Churchill led an Empire that was ‘worse than the Nazis’? These are crazy claims.

Ramsha Khan

Topics Identity Politics Politics UK

Over the past year we have seen statues being toppled, monuments destroyed, founding fathers and academic luminaries cancelled. And now, to top it off, Winston Churchill is being knocked off his pedestal in British history.

A school has dropped Churchill’s name from one of its houses, after its students said he was ‘a figure who promoted racism and inequality, unfairly imprisoning and torturing many’. In addition, an academic panel at the Cambridge University college named after him argued that Churchill was a white supremacist. He led an empire that was ‘worse than the Nazis’, they claimed.

This kind of revisionist history being pushed by woke students and academics could have terrible consequences for education. As someone with Pakistani heritage, I know very well what happens when a state decides to erase its past and enforce a monolithic curriculum to suit the political narrative of the time. It is usually disastrous; it results in creating a generation of people who feel disaffected and alienated.

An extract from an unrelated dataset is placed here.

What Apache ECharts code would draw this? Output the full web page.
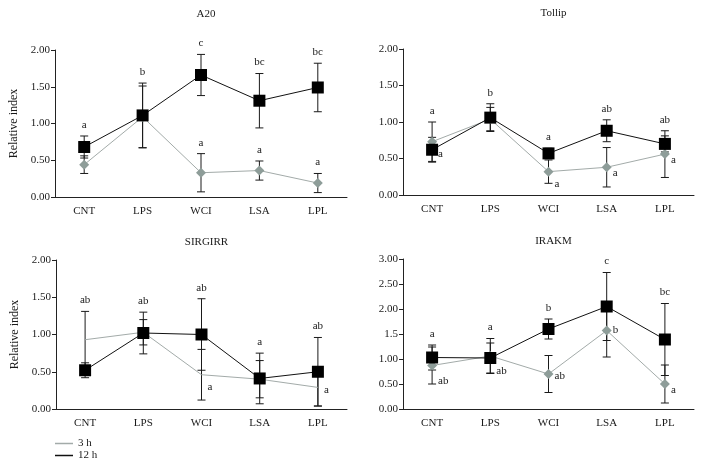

Churchill expressed some grotesque views — views that were sadly very common during his time. But he was also a British hero and an incredibly important leader whose life should be taught. Engaging in debate about historical figures like Churchill is important. Demonising him and removing his name from the public realm is something very different — it is a betrayal of history and it seems designed to alienate Britain from its own past.

It is important, in education, that we acknowledge the role that past leaders played in our history. Churchill most definitely had flaws and held morally objectionable ideas. However, we need to see these failings in their context and seek to learn from them, not write Churchill off as an unspeakable figure, worse than the Nazis.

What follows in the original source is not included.